● **Work to do**:
Filter the data for lines with the word "this", then copy every line so identified.

● **Material**:
▬▬▬▬▬▬▬▬▬▬

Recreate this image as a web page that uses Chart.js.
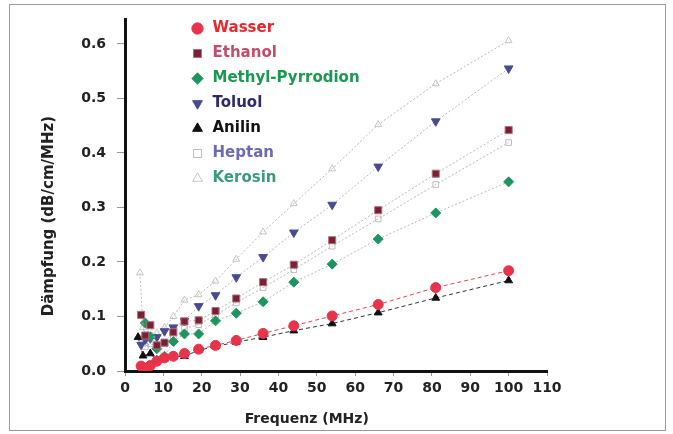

▬▬▬▬▬▬▬▬▬▬

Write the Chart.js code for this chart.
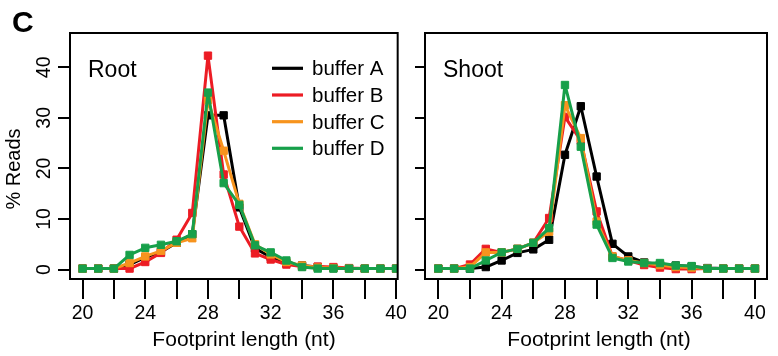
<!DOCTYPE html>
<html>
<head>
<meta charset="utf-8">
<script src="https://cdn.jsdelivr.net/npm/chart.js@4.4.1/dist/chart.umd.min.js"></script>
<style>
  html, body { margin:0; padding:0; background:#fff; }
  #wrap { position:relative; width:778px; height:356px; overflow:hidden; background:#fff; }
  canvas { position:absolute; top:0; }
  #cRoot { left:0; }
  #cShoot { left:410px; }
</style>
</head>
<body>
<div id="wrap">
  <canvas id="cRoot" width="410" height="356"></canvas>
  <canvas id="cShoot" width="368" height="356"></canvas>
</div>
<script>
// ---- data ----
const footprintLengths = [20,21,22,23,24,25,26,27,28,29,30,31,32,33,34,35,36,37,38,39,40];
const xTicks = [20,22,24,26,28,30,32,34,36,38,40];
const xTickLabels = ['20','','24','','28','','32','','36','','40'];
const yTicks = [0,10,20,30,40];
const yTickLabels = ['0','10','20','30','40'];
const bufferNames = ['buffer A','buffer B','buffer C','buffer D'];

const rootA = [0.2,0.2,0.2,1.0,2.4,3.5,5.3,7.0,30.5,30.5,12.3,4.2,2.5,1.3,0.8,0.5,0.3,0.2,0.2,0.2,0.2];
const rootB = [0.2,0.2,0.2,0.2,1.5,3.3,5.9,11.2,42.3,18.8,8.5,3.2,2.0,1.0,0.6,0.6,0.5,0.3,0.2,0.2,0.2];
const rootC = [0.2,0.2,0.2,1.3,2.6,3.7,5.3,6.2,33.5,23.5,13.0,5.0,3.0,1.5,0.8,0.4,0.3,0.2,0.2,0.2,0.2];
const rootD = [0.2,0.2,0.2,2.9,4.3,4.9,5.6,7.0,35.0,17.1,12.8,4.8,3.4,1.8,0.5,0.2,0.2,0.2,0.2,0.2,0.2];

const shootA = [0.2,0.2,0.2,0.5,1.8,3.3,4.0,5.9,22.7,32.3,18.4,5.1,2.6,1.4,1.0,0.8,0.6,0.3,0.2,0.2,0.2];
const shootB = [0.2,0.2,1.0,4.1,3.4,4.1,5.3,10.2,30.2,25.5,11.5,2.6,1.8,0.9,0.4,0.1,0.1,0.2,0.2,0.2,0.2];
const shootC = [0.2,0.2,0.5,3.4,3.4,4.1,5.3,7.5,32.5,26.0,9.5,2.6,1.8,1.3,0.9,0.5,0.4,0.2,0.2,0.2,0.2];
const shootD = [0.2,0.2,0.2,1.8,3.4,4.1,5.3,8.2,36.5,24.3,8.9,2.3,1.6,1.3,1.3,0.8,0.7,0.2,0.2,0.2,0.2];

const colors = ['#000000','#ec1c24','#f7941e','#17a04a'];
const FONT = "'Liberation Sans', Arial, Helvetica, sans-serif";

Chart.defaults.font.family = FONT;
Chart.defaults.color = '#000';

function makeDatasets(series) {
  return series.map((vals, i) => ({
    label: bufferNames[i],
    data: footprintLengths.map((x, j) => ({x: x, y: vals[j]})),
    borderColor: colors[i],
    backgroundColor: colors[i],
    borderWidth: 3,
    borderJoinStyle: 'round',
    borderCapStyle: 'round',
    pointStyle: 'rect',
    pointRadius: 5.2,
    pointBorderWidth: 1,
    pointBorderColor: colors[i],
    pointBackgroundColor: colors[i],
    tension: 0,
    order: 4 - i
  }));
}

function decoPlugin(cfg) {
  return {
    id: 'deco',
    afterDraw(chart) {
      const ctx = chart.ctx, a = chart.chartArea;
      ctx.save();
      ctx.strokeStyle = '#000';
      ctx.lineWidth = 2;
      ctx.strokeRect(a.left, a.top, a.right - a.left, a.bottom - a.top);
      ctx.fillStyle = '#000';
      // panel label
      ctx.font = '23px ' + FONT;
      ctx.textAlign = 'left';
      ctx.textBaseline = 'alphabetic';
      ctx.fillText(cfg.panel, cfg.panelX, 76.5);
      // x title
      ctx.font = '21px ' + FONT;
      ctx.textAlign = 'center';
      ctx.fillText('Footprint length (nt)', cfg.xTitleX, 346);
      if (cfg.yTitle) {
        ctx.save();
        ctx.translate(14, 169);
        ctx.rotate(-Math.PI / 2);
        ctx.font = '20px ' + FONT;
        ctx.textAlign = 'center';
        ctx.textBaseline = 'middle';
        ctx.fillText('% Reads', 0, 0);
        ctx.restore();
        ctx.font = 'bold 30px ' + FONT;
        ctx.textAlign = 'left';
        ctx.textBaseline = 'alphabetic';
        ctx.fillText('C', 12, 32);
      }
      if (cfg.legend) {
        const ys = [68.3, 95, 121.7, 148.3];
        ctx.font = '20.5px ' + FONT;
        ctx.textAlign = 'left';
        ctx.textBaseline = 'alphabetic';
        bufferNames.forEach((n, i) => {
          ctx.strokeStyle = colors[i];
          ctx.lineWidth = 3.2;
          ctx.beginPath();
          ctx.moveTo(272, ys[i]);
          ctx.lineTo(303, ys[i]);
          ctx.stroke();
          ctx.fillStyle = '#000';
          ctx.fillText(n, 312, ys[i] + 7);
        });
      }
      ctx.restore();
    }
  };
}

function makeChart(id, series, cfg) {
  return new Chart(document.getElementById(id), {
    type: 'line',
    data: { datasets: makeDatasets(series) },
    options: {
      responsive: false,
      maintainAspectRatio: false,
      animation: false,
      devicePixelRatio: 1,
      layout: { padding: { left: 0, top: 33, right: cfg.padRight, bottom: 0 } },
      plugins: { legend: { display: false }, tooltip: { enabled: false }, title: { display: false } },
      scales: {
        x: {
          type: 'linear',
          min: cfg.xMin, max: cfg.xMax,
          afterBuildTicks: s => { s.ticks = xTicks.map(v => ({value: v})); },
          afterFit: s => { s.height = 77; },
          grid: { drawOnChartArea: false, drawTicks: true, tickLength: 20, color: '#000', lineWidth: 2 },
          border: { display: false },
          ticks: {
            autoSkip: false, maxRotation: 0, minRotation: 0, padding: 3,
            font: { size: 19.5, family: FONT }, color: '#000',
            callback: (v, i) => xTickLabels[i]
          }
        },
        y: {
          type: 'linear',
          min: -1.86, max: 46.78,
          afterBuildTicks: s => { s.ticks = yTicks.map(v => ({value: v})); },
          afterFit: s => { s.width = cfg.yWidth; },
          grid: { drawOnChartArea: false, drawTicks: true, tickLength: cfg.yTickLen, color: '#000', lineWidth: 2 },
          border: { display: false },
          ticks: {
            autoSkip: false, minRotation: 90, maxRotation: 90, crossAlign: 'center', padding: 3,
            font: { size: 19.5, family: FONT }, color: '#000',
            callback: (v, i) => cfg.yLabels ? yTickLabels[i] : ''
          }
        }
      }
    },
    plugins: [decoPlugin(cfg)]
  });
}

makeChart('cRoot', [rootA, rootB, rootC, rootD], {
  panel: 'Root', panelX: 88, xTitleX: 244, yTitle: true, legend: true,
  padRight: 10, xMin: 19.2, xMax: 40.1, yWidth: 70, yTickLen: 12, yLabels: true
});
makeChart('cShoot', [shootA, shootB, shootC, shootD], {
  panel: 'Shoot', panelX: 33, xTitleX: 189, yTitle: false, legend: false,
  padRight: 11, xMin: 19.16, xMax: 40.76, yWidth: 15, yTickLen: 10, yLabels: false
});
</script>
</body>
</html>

▬▬▬▬▬▬▬▬▬▬

● **Task output**:
Recreate this image as a web page that uses Chart.js.
Write the Chart.js code for this chart.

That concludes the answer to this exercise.